In Re BT

887 So.2d 418 (2004)

In the Interest of B.T. and D.T., minor children.
E.T., Appellant,
v.
Department of Children and Family Services, Appellee.

No. 2D03-5781.

District Court of Appeal of Florida, Second District.

October 27, 2004. Rehearing Denied December 6, 2004.

Frank D.L. Winstead of Winstead Law Offices, New Port Richey, for Appellant.

Bernie McCabe, State Attorney, and Kerya Koeut, Assistant State Attorney, Clearwater, for Appellee.

WHATLEY, Judge.

The Mother, E.T., appeals the termination of her parental right to D.T. and B.T. We reverse.

*419 The problem in this case is that the trial court failed to make any findings of fact or conclusions of law. The twelve-page final judgment terminating the Mother's parental rights was submitted by counsel for the Department of Children and Family Services (DCF). It was signed by the trial court on the day it was submitted. The only changes were nonsubstantive. Perlow v. Berg-Perlow, 875 So.2d 383 (Fla.2004), has cautioned against such conduct. See also Walker v. Walker, 873 So.2d 565 (Fla. 2d DCA 2004).
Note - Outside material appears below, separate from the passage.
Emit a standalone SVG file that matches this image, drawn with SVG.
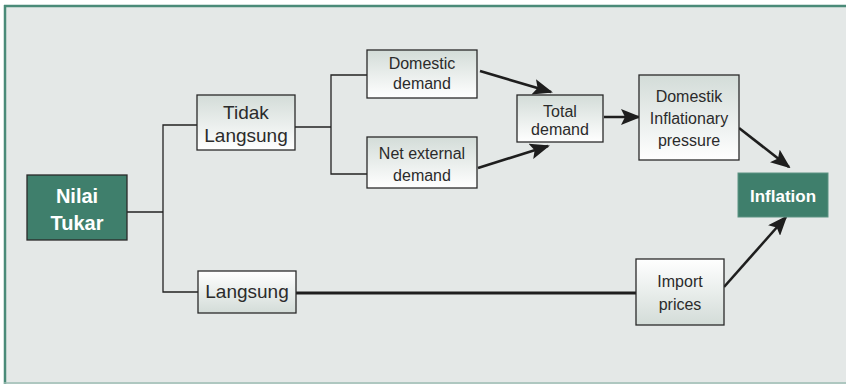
<svg xmlns="http://www.w3.org/2000/svg" width="846" height="384" viewBox="0 0 846 384">
<defs>
<linearGradient id="gDown" x1="0" y1="0" x2="0" y2="1"><stop offset="0" stop-color="#d3dcd8"/><stop offset="1" stop-color="#ffffff"/></linearGradient>
<linearGradient id="gUp" x1="0" y1="0" x2="0" y2="1"><stop offset="0" stop-color="#ffffff"/><stop offset="1" stop-color="#d3dcd8"/></linearGradient>
<marker id="ah" markerUnits="userSpaceOnUse" markerWidth="20" markerHeight="16" viewBox="0 0 20 16" refX="18" refY="8" orient="auto"><path d="M0,0 L20,8 L0,16 L4,8 Z" fill="#1e1e1e"/></marker>
<style>
.box{stroke:#2a2a2a;stroke-width:1.3}
.dark{fill:#3f7f6c}
.t{font-family:"Liberation Sans",Arial,sans-serif;fill:#2b2b2b;text-anchor:middle;font-size:16px}
.big{font-size:19px}
.w{fill:#ffffff;font-weight:bold}
.thin{fill:none;stroke:#222;stroke-width:1.3}
.arr{fill:none;stroke:#1e1e1e;stroke-width:2.6;marker-end:url(#ah)}
</style>
</defs>
<rect x="4" y="5" width="842" height="379" fill="#e4e8e7"/>
<line x1="4" y1="6" x2="846" y2="6" stroke="#4a8a78" stroke-width="2.5"/>
<line x1="5" y1="5" x2="5" y2="384" stroke="#4a8a78" stroke-width="2.5"/>
<line x1="4" y1="383" x2="846" y2="383" stroke="#9dbcb3" stroke-width="1.5"/>

<g id="connectors">
<polyline class="thin" points="127,212 163,212"/>
<polyline class="thin" points="197,125 163,125 163,292 198,292"/>
<polyline class="thin" points="295,127 331,127"/>
<polyline class="thin" points="367,75 331,75 331,174 367,174"/>
<line x1="296" y1="293" x2="636" y2="293" stroke="#1e1e1e" stroke-width="2.8"/>
<line class="arr" x1="480" y1="71" x2="551" y2="92"/>
<line class="arr" x1="478" y1="168" x2="548" y2="146"/>
<line class="arr" x1="604" y1="117" x2="639" y2="117"/>
<line class="arr" x1="739" y1="128" x2="789" y2="167"/>
<line class="arr" x1="724" y1="287" x2="786" y2="217"/>
</g>

<g id="nilai-tukar">
<rect class="box dark" x="27" y="175" width="100" height="65"/>
<text class="t w" x="77" y="203" style="font-size:20px">Nilai</text>
<text class="t w" x="77" y="230" style="font-size:20px">Tukar</text>
</g>
<g id="tidak-langsung">
<rect class="box" x="197" y="95" width="98" height="55" fill="url(#gDown)"/>
<text class="t big" x="246" y="119">Tidak</text>
<text class="t big" x="246" y="142">Langsung</text>
</g>
<g id="langsung">
<rect class="box" x="198" y="271" width="98" height="42" fill="url(#gUp)"/>
<text class="t big" x="247" y="298">Langsung</text>
</g>
<g id="domestic-demand">
<rect class="box" x="367" y="50" width="110" height="48" fill="url(#gDown)"/>
<text class="t" x="422" y="69">Domestic</text>
<text class="t" x="422" y="89">demand</text>
</g>
<g id="net-external-demand">
<rect class="box" x="367" y="137" width="110" height="51" fill="url(#gDown)"/>
<text class="t" x="422" y="159">Net external</text>
<text class="t" x="422" y="181">demand</text>
</g>
<g id="total-demand">
<rect class="box" x="517" y="95" width="86" height="47" fill="url(#gDown)"/>
<text class="t" x="560" y="117">Total</text>
<text class="t" x="560" y="135">demand</text>
</g>
<g id="domestik-inflationary-pressure">
<rect class="box" x="639" y="75" width="100" height="85" fill="url(#gDown)"/>
<text class="t" x="689" y="102">Domestik</text>
<text class="t" x="689" y="124">Inflationary</text>
<text class="t" x="689" y="146">pressure</text>
</g>
<g id="import-prices">
<rect class="box" x="636" y="259" width="88" height="66" fill="url(#gUp)"/>
<text class="t" x="680" y="287">Import</text>
<text class="t" x="680" y="310">prices</text>
</g>
<g id="inflation">
<rect class="dark" x="738" y="173" width="90" height="44" stroke="#5d9383" stroke-width="1"/>
<text class="t w" x="783" y="202" style="font-size:17px">Inflation</text>
</g>
</svg>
DCF, in an attempt to distinguish Perlow, argues that Perlow only applies to family law matters and that the final judgment was only twelve pages in length.[1] These assertions are rejected.

We take no position on the merits of this appeal but are compelled to reverse the final judgment and remand for a new hearing.

Reversed and remanded.

FULMER and VILLANTI, JJ., Concur.

NOTES

[1] In Perlow v. Berg-Perlow, 875 So.2d 383 (Fla.2004), the final judgment was twenty-five pages.